Da nossa Bela? Sem dúvida, pela força de vida, a alegria de viver, muitas vezes nos dando o “Hello!” na hora certa, que ela estava ali lutando por sua vida e nós, o meio para atingir os seus objetivos, não poderíamos deixar a peteca cair de jeito nenhum.
E a nossa Nana? Que orgulho. Desde as tímidas viagens com os dindos, babá e Vovó Cecília no Carnaval para Angra, pois a casa estava vazia, um local para onde não queria voltar. Como cresceu, como amadureceu, sem perder sua ternura, seu jeitinho meigo, seus olhinhos sorridentes e brilhantes, sempre com uma comentário atento e sagaz. Se foi coadjuvante da protagonista, foi a estrela principal em alegria, ânimo, força, risadas, sorrisinhos tímidos, aberturas de olho da Bela. Foi sem dúvida o seu maior energizante, sua melhor fisioterapeuta, sua melhor doutora alegria.
Qual o nosso maior erro?
Em alguns momentos ter questionado a fé, o porquê de tudo isso, se estava acontecendo, se era verdadeiro, real, se tinha que ser realmente com a gente. Seria um erro ainda conviver com pensamentos ruins e ter medo, ao invés de pensar no melhor em primeiro lugar? Talvez devêssemos ter perdoado algumas pessoas pelo caminho que tivemos, mas quem sabe se daqui um tempo a gente não perdoa...

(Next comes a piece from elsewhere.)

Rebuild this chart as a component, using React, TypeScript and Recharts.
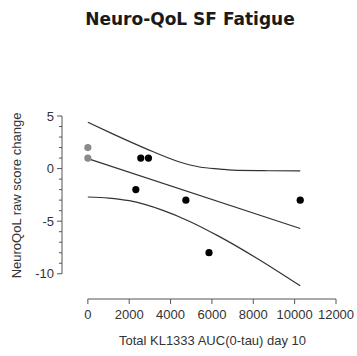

Ah! Deveríamos ter tirado o dinheiro que estava na bolsa antes dela cair...
Vamos ficando por aqui, desejando a todos um 2009 com muitas alegrias, paz e saúde. Ah! a Bela está bem, não teve mais febre até então, ainda com coriza, espirros, litros de Rinossoro, alegre e falante, mas acusando o resfriado. Novos exames na sexta e quimioterápicos suspensos para dar um alívio para o seu organismo. Ainda não tivemos coragem de desfazer as malas que estão na sala... Fiquem com Deus e até o próximo post.